# DATA PROVIDED:
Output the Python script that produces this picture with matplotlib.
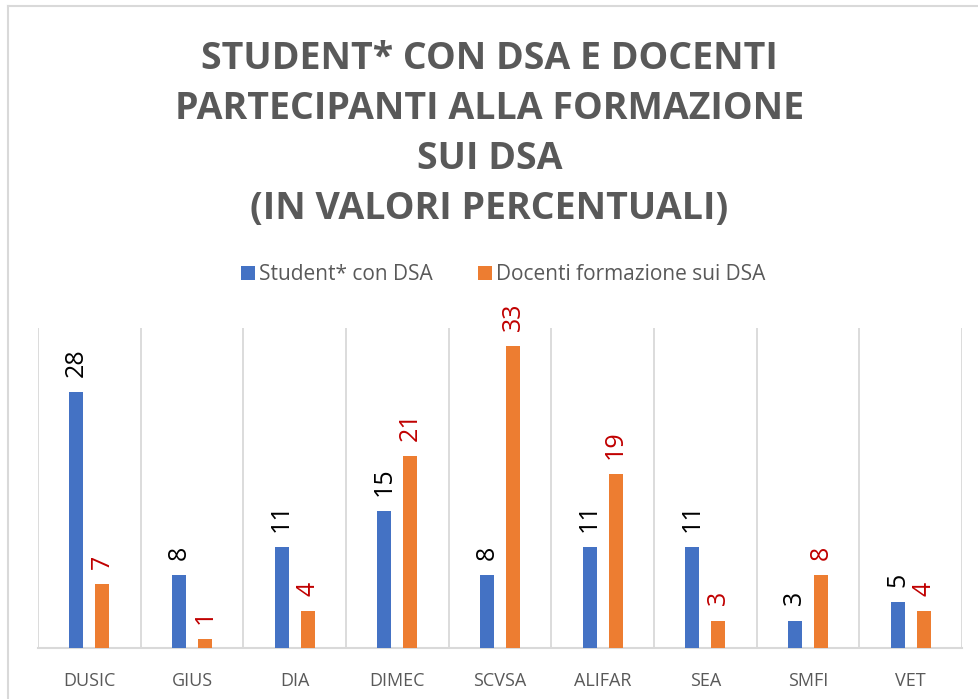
import numpy as np
import matplotlib.pyplot as plt
from matplotlib.lines import Line2D

categories = ["DUSIC", "GIUS", "DIA", "DIMEC", "SCVSA", "ALIFAR", "SEA", "SMFI", "VET"]
studenti = [28, 8, 11, 15, 8, 11, 11, 3, 5]
docenti = [7, 1, 4, 21, 33, 19, 3, 8, 4]
series_names = ["Student* con DSA", "Docenti formazione sui DSA"]

title = "STUDENT* CON DSA E DOCENTI\nPARTECIPANTI ALLA FORMAZIONE\nSUI DSA\n(IN VALORI PERCENTUALI)"

plt.rcParams['font.family'] = ['Open Sans', 'DejaVu Sans']
grey = '#595959'

fig = plt.figure(figsize=(9.79, 6.99), dpi=100)
ax = fig.add_axes([0.0388, 0.073, 0.9438, 0.4578])

x = np.arange(len(categories))
w = 0.137
off = 0.127
b1 = ax.bar(x - off, studenti, w, color='#4472C4', label=series_names[0], zorder=3)
b2 = ax.bar(x + off, docenti, w, color='#ED7D31', label=series_names[1], zorder=3)

ax.bar_label(b1, rotation=90, padding=11, fontsize=18, color='black')
ax.bar_label(b2, rotation=90, padding=11, fontsize=18, color='#C00000')

ax.set_xlim(-0.5, len(categories) - 0.5)
ax.set_ylim(0, 35)
ax.set_yticks([])
ax.set_xticks(x)
ax.set_xticklabels(categories, fontsize=13, color=grey)
ax.tick_params(axis='x', length=0, pad=17)
ax.set_xticks(np.arange(-0.5, len(categories)), minor=True)
ax.tick_params(axis='x', which='minor', length=0)
ax.grid(which='minor', axis='x', color='#D9D9D9', linewidth=1.3, zorder=0)
for s in ['top', 'right', 'left']:
    ax.spines[s].set_visible(False)
ax.spines['bottom'].set_color('#D9D9D9')
ax.spines['bottom'].set_linewidth(1.5)

fig.text(0.5, 1 - 134 / 699, title, ha='center', va='center', fontsize=27,
         fontweight='bold', color=grey, linespacing=1.42)

fig.legend(loc='center', bbox_to_anchor=(0.514, 1 - 275 / 699), ncol=2, frameon=False,
           fontsize=15, handlelength=0.65, handleheight=0.65, handletextpad=0.2,
           columnspacing=2.2, labelcolor=grey)

# chart frame (top and left edges visible)
fig.add_artist(Line2D([8 / 979, 1], [1 - 6 / 699, 1 - 6 / 699], color='#D9D9D9', lw=1.5))
fig.add_artist(Line2D([8 / 979, 8 / 979], [0, 1 - 6 / 699], color='#D9D9D9', lw=1.5))

fig.savefig('out.png', dpi=100)
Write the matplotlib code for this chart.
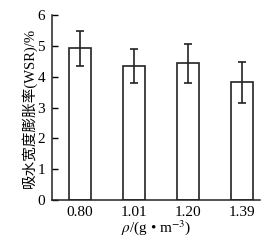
import numpy as np
import matplotlib
matplotlib.use('Agg')
import matplotlib.pyplot as plt

plt.rcParams['font.family'] = ['Liberation Serif', 'Noto Sans CJK SC']
plt.rcParams['mathtext.fontset'] = 'stix'

densities = ['0.80', '1.01', '1.20', '1.39']
wsr = [4.92, 4.34, 4.44, 3.82]
wsr_err = [0.57, 0.55, 0.63, 0.67]

fig = plt.figure(figsize=(2.62, 2.43), dpi=100)
ax = fig.add_axes([0.198, 0.177, 0.794, 0.761])

x = np.arange(len(densities))
ax.bar(x, wsr, width=0.41, color='white', edgecolor='#222222', linewidth=1.2,
       yerr=wsr_err, capsize=3,
       error_kw=dict(ecolor='#222222', elinewidth=1.2, capthick=1.2))

ax.set_xlim(-0.52, 3.33)
ax.set_ylim(0, 6)
ax.set_yticks(range(7))
ax.set_xticks(x)
ax.set_xticklabels(densities)
ax.tick_params(axis='y', direction='in', length=4, width=1, labelsize=11, pad=5)
ax.tick_params(axis='x', length=0, labelsize=11, pad=4)
for s in ['top', 'right']:
    ax.spines[s].set_visible(False)
for s in ['left', 'bottom']:
    ax.spines[s].set_linewidth(1.1)
    ax.spines[s].set_color('#222222')

ax.set_ylabel('吸水宽度膨胀率(WSR)/%', fontsize=10.5, labelpad=0)
ax.set_xlabel(r'$\rho$/(g • m$^{-3}$)', fontsize=11, labelpad=0)

fig.savefig('out.png', dpi=100)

# REQUEST:
Exclude the pictures and transcribe all of the entries exactly.

# SOLUTION TO THIS PROBLEM:
Output the Python script that produces this picture with matplotlib.
import numpy as np
import matplotlib.pyplot as plt
from matplotlib.lines import Line2D

categories = ["DUSIC", "GIUS", "DIA", "DIMEC", "SCVSA", "ALIFAR", "SEA", "SMFI", "VET"]
studenti = [28, 8, 11, 15, 8, 11, 11, 3, 5]
docenti = [7, 1, 4, 21, 33, 19, 3, 8, 4]
series_names = ["Student* con DSA", "Docenti formazione sui DSA"]

title = "STUDENT* CON DSA E DOCENTI\nPARTECIPANTI ALLA FORMAZIONE\nSUI DSA\n(IN VALORI PERCENTUALI)"

plt.rcParams['font.family'] = ['Open Sans', 'DejaVu Sans']
grey = '#595959'

fig = plt.figure(figsize=(9.79, 6.99), dpi=100)
ax = fig.add_axes([0.0388, 0.073, 0.9438, 0.4578])

x = np.arange(len(categories))
w = 0.137
off = 0.127
b1 = ax.bar(x - off, studenti, w, color='#4472C4', label=series_names[0], zorder=3)
b2 = ax.bar(x + off, docenti, w, color='#ED7D31', label=series_names[1], zorder=3)

ax.bar_label(b1, rotation=90, padding=11, fontsize=18, color='black')
ax.bar_label(b2, rotation=90, padding=11, fontsize=18, color='#C00000')

ax.set_xlim(-0.5, len(categories) - 0.5)
ax.set_ylim(0, 35)
ax.set_yticks([])
ax.set_xticks(x)
ax.set_xticklabels(categories, fontsize=13, color=grey)
ax.tick_params(axis='x', length=0, pad=17)
ax.set_xticks(np.arange(-0.5, len(categories)), minor=True)
ax.tick_params(axis='x', which='minor', length=0)
ax.grid(which='minor', axis='x', color='#D9D9D9', linewidth=1.3, zorder=0)
for s in ['top', 'right', 'left']:
    ax.spines[s].set_visible(False)
ax.spines['bottom'].set_color('#D9D9D9')
ax.spines['bottom'].set_linewidth(1.5)

fig.text(0.5, 1 - 134 / 699, title, ha='center', va='center', fontsize=27,
         fontweight='bold', color=grey, linespacing=1.42)

fig.legend(loc='center', bbox_to_anchor=(0.514, 1 - 275 / 699), ncol=2, frameon=False,
           fontsize=15, handlelength=0.65, handleheight=0.65, handletextpad=0.2,
           columnspacing=2.2, labelcolor=grey)

# chart frame (top and left edges visible)
fig.add_artist(Line2D([8 / 979, 1], [1 - 6 / 699, 1 - 6 / 699], color='#D9D9D9', lw=1.5))
fig.add_artist(Line2D([8 / 979, 8 / 979], [0, 1 - 6 / 699], color='#D9D9D9', lw=1.5))

fig.savefig('out.png', dpi=100)
Write the matplotlib code for this chart.
import numpy as np
import matplotlib
matplotlib.use('Agg')
import matplotlib.pyplot as plt

plt.rcParams['font.family'] = ['Liberation Serif', 'Noto Sans CJK SC']
plt.rcParams['mathtext.fontset'] = 'stix'

densities = ['0.80', '1.01', '1.20', '1.39']
wsr = [4.92, 4.34, 4.44, 3.82]
wsr_err = [0.57, 0.55, 0.63, 0.67]

fig = plt.figure(figsize=(2.62, 2.43), dpi=100)
ax = fig.add_axes([0.198, 0.177, 0.794, 0.761])

x = np.arange(len(densities))
ax.bar(x, wsr, width=0.41, color='white', edgecolor='#222222', linewidth=1.2,
       yerr=wsr_err, capsize=3,
       error_kw=dict(ecolor='#222222', elinewidth=1.2, capthick=1.2))

ax.set_xlim(-0.52, 3.33)
ax.set_ylim(0, 6)
ax.set_yticks(range(7))
ax.set_xticks(x)
ax.set_xticklabels(densities)
ax.tick_params(axis='y', direction='in', length=4, width=1, labelsize=11, pad=5)
ax.tick_params(axis='x', length=0, labelsize=11, pad=4)
for s in ['top', 'right']:
    ax.spines[s].set_visible(False)
for s in ['left', 'bottom']:
    ax.spines[s].set_linewidth(1.1)
    ax.spines[s].set_color('#222222')

ax.set_ylabel('吸水宽度膨胀率(WSR)/%', fontsize=10.5, labelpad=0)
ax.set_xlabel(r'$\rho$/(g • m$^{-3}$)', fontsize=11, labelpad=0)

fig.savefig('out.png', dpi=100)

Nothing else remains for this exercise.